Regulator warns Deutsche Bank over commodity trading controls
Bank ordered to do its own investigation tinto manipulation of prices
The development comes just months after Deutsche announced it was significantly scaling back its commodities arm amid increased regulatory and capital costs that have made the business unattractive for banks. Photograph: Yves Herman/Reuters
Germany’s financial watchdog has warned Deutsche Bank that the lender had insufficient controls in place to prevent manipulation of commodity prices, as commodity markets come under increased scrutiny from global regulators.
Deutsche received a letter from BaFin, the German regulator, in April telling the bank it had found faults in the lender’s internal processes around the reporting of commodity prices, according to people familiar with the investigation.
The Frankfurt-based lender has now been ordered to do its own investigation to see whether manipulation of commodity prices took place.
The development comes just months after Deutsche announced it was significantly scaling back its commodities arm amid increased regulatory and capital costs that have made the business unattractive for banks.
The lender has since shut down trading desks dedicated to energy, agriculture, dry bulk and freight and base metals. Other commodity businesses have been transferred to Deutsche’s non-core bank where they will be wound down or sold off, while some parts remain active.

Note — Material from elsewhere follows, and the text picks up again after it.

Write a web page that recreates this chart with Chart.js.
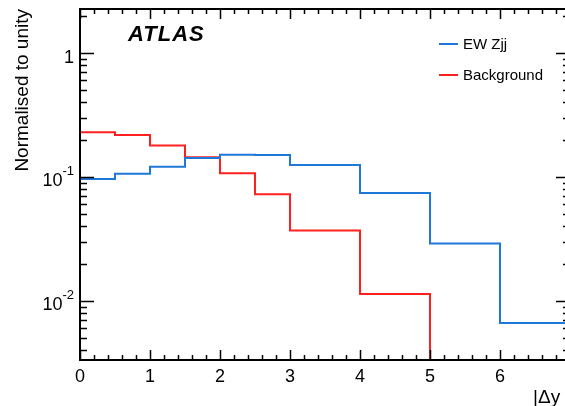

A spokesman for Deutsche Bank said: “As we announced in 2013, we significantly scaled back our commodities business, and exited entirely non-precious metals trading. As we have previously said, we continue to co-operate with authorities in their industry-wide review of certain benchmarks and are investing to further improve our control environment.”
BaFin declined to comment.
Commodity prices across a range of markets such as oil, iron ore and thermal coal are collected by external agencies such as Platts and Argus who base their prices on reported figures from banks. Bafin’s investigation at Deutsche studied the risk controls in place at the bank for managing and supervising how prices were submitted.
A separate investigation by BaFin into whether manipulation of gold and silver prices took place at Deutsche is ongoing.
Deutsche put its seat in the daily gold and silver price fixing in London up for sale in January, and announced it would withdraw from both seats in April after failing to find buyers. Deutsche, along with the other four banks still participating in the daily London fix – Barclays, Bank of Nova Scotia, Société Générale and HSBC – are facing US class action lawsuits over alleged gold price rigging. They are contesting.
Bafin’s move comes as regulators scrutinise a string of financial reference rates including the gold fix after global investigations into Libor and foreign exchange rates uncovered evidence of attempted market rigging by a large number of institutions.